One thing I did learn: we are not always in control of what happens to us, but in time we can learn to be in control of how we react. People can seek to control us or manipulate us and others can actually be genuine in helping us, even when that so called help can hurt us. My mom wasn’t perfect, but she did what she could do to contribute and dedicate herself to what touched her heart. Although there were things out of her control, she trusted in God that at least her strength and understanding of herself and her world would come from that faith. Her death might not have been in her control, but she learned to love, trust and encourage others, and bring that shining smile.

We may not be in control of how we die, I really don’t see how we could be, let alone should be, after all we are not the ones who bring ourselves into this world of chaos. What we leave behind, even at the very end can, in some unseen way, bring hope and dignity to others that they can continue and make their own. If we were in charge of how we died, would we change how we live? That’s a rhetorical question by the way. Just something to think about. Since death and life can happen in an instant of love or hatred or absolute carelessness, let dignity not be something to grasp with flailing hands, but since we already have it and can be careless with it, we must be careful how we hold ourselves, and be an example of love and respect to those who have difficulty taking their next breath, yet yearning to be alive.

It was difficult seeing my mother on a breathing tube as she passed away on that bed. Even now I can feel some emotion rising. She might have looked “undignified”, or strange or even without life in that moment. But it was her endearing spirit that rose above her own struggles and complexities to the life she was given. I can say that, that was and always will be more than dignified, that is love. And love has to get her hands dirty.

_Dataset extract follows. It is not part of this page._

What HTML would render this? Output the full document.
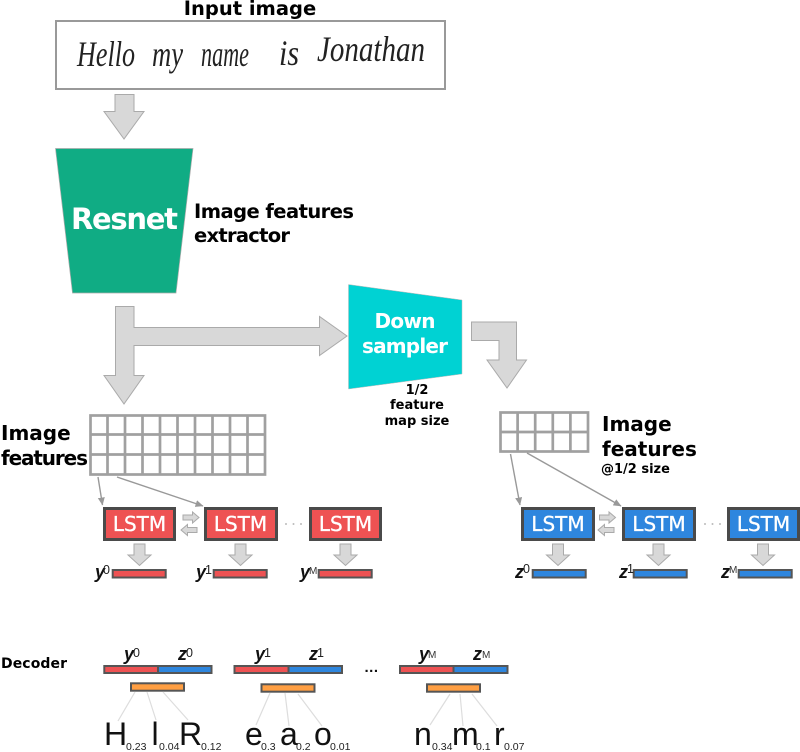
<!DOCTYPE html>
<html>
<head>
<meta charset="utf-8">
<style>
html,body{margin:0;padding:0;background:#fff;width:800px;height:752px;overflow:hidden}
svg{display:block}
.d{font-family:"DejaVu Sans",sans-serif;font-weight:bold;fill:#000}
.w{font-family:"DejaVu Sans",sans-serif;font-weight:bold;fill:#fff}
.v{font-family:"Liberation Sans",sans-serif;font-weight:bold;font-style:italic;font-size:18px;fill:#111}
.s{font-family:"Liberation Sans",sans-serif;font-size:12.500px;fill:#222}
.sm{font-family:"Liberation Sans",sans-serif;font-size:10px;fill:#333}
.L{font-family:"Liberation Sans",sans-serif;font-size:32px;fill:#111}
.p{font-family:"Liberation Sans",sans-serif;font-size:10.500px;fill:#222}
.h{font-family:"Liberation Serif",serif;font-style:italic;font-size:36px;fill:#222}
.a{fill:#d8d8d8;stroke:#aaa;stroke-width:1}
.g{fill:none;stroke:#999;stroke-width:2}
.gr{fill:none;stroke:#a0a0a0;stroke-width:2.700}
.t{fill:none;stroke:#999;stroke-width:1.400}
.c{stroke:#ddd;stroke-width:1.200}
.R{fill:#ee5253;stroke:#4a4a4a;stroke-width:3}
.B{fill:#2e86de;stroke:#4a4a4a;stroke-width:3}
.rb{fill:#ee5253;stroke:#555;stroke-width:2}
.bb{fill:#2e86de;stroke:#555;stroke-width:2}
.ob{fill:#ff9f43;stroke:#555;stroke-width:2}
.x{font-family:"DejaVu Sans",sans-serif;font-size:20px;fill:#fff;text-anchor:middle;stroke:#fff;stroke-width:0.300}
</style>
</head>
<body>
<svg width="800" height="752" viewBox="0 0 800 752" xmlns="http://www.w3.org/2000/svg">
<defs>
<path id="dn" class="a" d="M-5.500 -10H5.500V1H11.500L0 11.500L-11.500 1H-5.500Z"/>
<path id="rt" class="a" d="M-8 -2.500H1.500V-5.500L8 0L1.500 5.500V2.500H-8Z"/>
<path id="lf" class="a" d="M8 -2.500H-1.500V-5.500L-8 0L-1.500 5.500V2.500H8Z"/>
<marker id="m" markerWidth="9" markerHeight="8" refX="7.500" refY="3.500" orient="auto" markerUnits="userSpaceOnUse"><path d="M0 0L8 3.500L0 7Z" fill="#999"/></marker>
</defs>

<text class="d" x="250" y="15" font-size="19.500" text-anchor="middle">Input image</text>
<rect x="56" y="21" width="389" height="68" fill="#fff" class="g"/>
<text class="h" x="77" y="66" textLength="58" lengthAdjust="spacingAndGlyphs">Hello</text>
<text class="h" x="152" y="66" textLength="31" lengthAdjust="spacingAndGlyphs">my</text>
<text class="h" x="201" y="66" textLength="48" lengthAdjust="spacingAndGlyphs">name</text>
<text class="h" x="279" y="65" textLength="20" lengthAdjust="spacingAndGlyphs">is</text>
<text class="h" x="317" y="61" textLength="108" lengthAdjust="spacingAndGlyphs">Jonathan</text>

<path class="a" d="M115 94.500H134V111.500H144L124 139L104 111.500H115Z"/>
<path d="M55.500 148.500H193L176 293H72.500Z" fill="#10ac84" stroke="#aaa" stroke-width="0.700"/>
<text class="w" x="124.500" y="229" font-size="29" text-anchor="middle" textLength="107">Resnet</text>
<text class="d" x="194" y="218" font-size="19.500" textLength="160">Image features</text>
<text class="d" x="194" y="242" font-size="19.500" textLength="96">extractor</text>

<path class="a" d="M115.500 306.500H134V327.500H319.500V316.500L347 336L319.500 355.500V345.500H134V375.500H144L124 404L104 375.500H115.500Z"/>
<path d="M348.500 284.500L462 300V374L348.500 389Z" fill="#00d2d3" stroke="#bbb" stroke-width="0.500"/>
<text class="w" x="405" y="328" font-size="20" text-anchor="middle" textLength="61">Down</text>
<text class="w" x="405" y="353" font-size="20" text-anchor="middle" textLength="86">sampler</text>
<text class="d" x="417" y="394" font-size="13" text-anchor="middle">1/2</text>
<text class="d" x="417" y="409" font-size="13" text-anchor="middle">feature</text>
<text class="d" x="417" y="425" font-size="13" text-anchor="middle">map size</text>
<path class="a" d="M471.500 322H516.500V360H526.500L507 388L487 360H499V340.500H471.500Z"/>

<text class="d" x="1" y="440" font-size="20">Image</text>
<text class="d" x="1" y="465" font-size="20" textLength="87">features</text>
<g class="gr">
<rect x="90.500" y="415.500" width="174.500" height="59"/>
<path d="M107.500 415V475M125 415V475M142.500 415V475M160 415V475M177.500 415V475M195 415V475M212.500 415V475M230 415V475M247.500 415V475M90 434.500H265M90 454.500H265"/>
<rect x="500.500" y="412.500" width="87.500" height="39"/>
<path d="M517.600 412V452M535.200 412V452M552.800 412V452M570.400 412V452M500 432H588"/>
</g>
<text class="d" x="602" y="431" font-size="20">Image</text>
<text class="d" x="602" y="456" font-size="20">features</text>
<text class="d" x="601" y="473" font-size="13">@1/2 size</text>

<path class="t" marker-end="url(#m)" d="M98 477L102.500 505"/>
<path class="t" marker-end="url(#m)" d="M117 477L203 506"/>
<path class="t" marker-end="url(#m)" d="M510.500 454L520 505"/>
<path class="t" marker-end="url(#m)" d="M527 453L621 506"/>

<rect class="R" x="104.500" y="508.500" width="70" height="31"/>
<rect class="R" x="205.500" y="508.500" width="71" height="31"/>
<rect class="R" x="310.500" y="508.500" width="70" height="31"/>
<rect class="B" x="522.500" y="508.500" width="71" height="31"/>
<rect class="B" x="623.500" y="508.500" width="71" height="31"/>
<rect class="B" x="728.500" y="508.500" width="70" height="31"/>
<text class="x" x="139.500" y="531">LSTM</text>
<text class="x" x="240.500" y="531">LSTM</text>
<text class="x" x="345.500" y="531">LSTM</text>
<text class="x" x="558" y="531">LSTM</text>
<text class="x" x="659" y="531">LSTM</text>
<text class="x" x="763.500" y="531">LSTM</text>

<use href="#rt" x="191" y="517.500"/><use href="#lf" x="189" y="530"/>
<use href="#rt" x="607.500" y="517.500"/><use href="#lf" x="606" y="530"/>
<g fill="#bbb">
<circle cx="286" cy="524" r="1"/><circle cx="293.500" cy="524" r="1"/><circle cx="301" cy="524" r="1"/>
<circle cx="705" cy="524" r="1"/><circle cx="712.500" cy="524" r="1"/><circle cx="720" cy="524" r="1"/>
</g>

<use href="#dn" x="139.500" y="554"/><use href="#dn" x="240.500" y="554"/><use href="#dn" x="345.500" y="554"/>
<use href="#dn" x="558" y="554"/><use href="#dn" x="658.500" y="554"/><use href="#dn" x="763" y="554"/>

<rect class="rb" x="112.700" y="570" width="53" height="7.500"/>
<rect class="rb" x="213.700" y="570" width="53" height="7.500"/>
<rect class="rb" x="318.700" y="570" width="53" height="7.500"/>
<rect class="bb" x="532.700" y="570" width="53" height="7.500"/>
<rect class="bb" x="633.700" y="570" width="53" height="7.500"/>
<rect class="bb" x="738.700" y="570" width="53" height="7.500"/>

<text class="v" x="95" y="578">y</text><text class="s" x="103" y="574">0</text>
<text class="v" x="196" y="578">y</text><text class="s" x="205" y="574">1</text>
<text class="v" x="300" y="578">y</text><text class="sm" x="309" y="574">M</text>
<text class="v" x="515" y="578">z</text><text class="s" x="523" y="573">0</text>
<text class="v" x="619" y="578">z</text><text class="s" x="627" y="573">1</text>
<text class="v" x="721" y="578">z</text><text class="sm" x="729" y="573">M</text>

<text class="d" x="1" y="668" font-size="14" textLength="66">Decoder</text>

<rect class="rb" x="104.300" y="666" width="53.700" height="7"/><rect class="bb" x="158" y="666" width="53.500" height="7"/>
<rect class="rb" x="234.500" y="666" width="54" height="7"/><rect class="bb" x="288.500" y="666" width="53.500" height="7"/>
<rect class="rb" x="400" y="666" width="53.500" height="7"/><rect class="bb" x="453.500" y="666" width="54" height="7"/>
<rect class="ob" x="131" y="683.300" width="53" height="7.400"/>
<rect class="ob" x="261.500" y="684.300" width="53" height="7.400"/>
<rect class="ob" x="427" y="684.300" width="53" height="7.400"/>

<text class="v" x="124" y="660">y</text><text class="s" x="133" y="657">0</text>
<text class="v" x="178" y="660">z</text><text class="s" x="186" y="657">0</text>
<text class="v" x="255" y="660">y</text><text class="s" x="264" y="657">1</text>
<text class="v" x="309" y="660">z</text><text class="s" x="317" y="657">1</text>
<text class="v" x="419" y="660">y</text><text class="sm" x="428" y="658">M</text>
<text class="v" x="473" y="660">z</text><text class="sm" x="482" y="658">M</text>
<text x="371.500" y="672" font-family="Liberation Sans,sans-serif" font-size="15" font-weight="bold" letter-spacing="0.500" text-anchor="middle" fill="#111">...</text>

<g class="c">
<path d="M135 692L118 721M147 692L156 720M163 692L188 720"/>
<path d="M270 693L256 725M285 693L289 726M298 694L322 726"/>
<path d="M450 694L430 725M460 694L463 726M472 694L497 726"/>
</g>

<text class="L" x="104" y="745">H</text><text class="p" x="126" y="750">0.23</text>
<text class="L" x="151.500" y="745">l</text><text class="p" x="159" y="750">0.04</text>
<text class="L" x="179" y="745">R</text><text class="p" x="201" y="750">0.12</text>
<text class="L" x="245" y="745">e</text><text class="p" x="261" y="750">0.3</text>
<text class="L" x="280" y="745">a</text><text class="p" x="296" y="750">0.2</text>
<text class="L" x="314" y="745">o</text><text class="p" x="330" y="750">0.01</text>
<text class="L" x="414" y="745">n</text><text class="p" x="432" y="750">0.34</text>
<text class="L" x="452" y="745">m</text><text class="p" x="476" y="750">0.1</text>
<text class="L" x="494" y="745">r</text><text class="p" x="504" y="750">0.07</text>
</svg>
</body>
</html>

One thought on “A Dignified LIfe is a Dignified Death

  1. “One thing I did learn: we are not always in control of what happens to us, but in time we can learn to be in control of how we react.”

    This is a great message, part of an even greater post. The environment is not something we can control, which includes people and of course “things” within the environment. However, we can control how we react to the environment. This is a concept I definitely understand, so it is interesting to see this message on your post.

    I cannot erase the pain someone feels during a loss, therefore, it is futile to try. The very best we can do is hold dear to everything that brought us joy, while they were in our presence. Those memories will remain forever, though the individual is no longer physically present. As the anniversary of her transition comes around, I want to wish you well during the time. All the best going forward.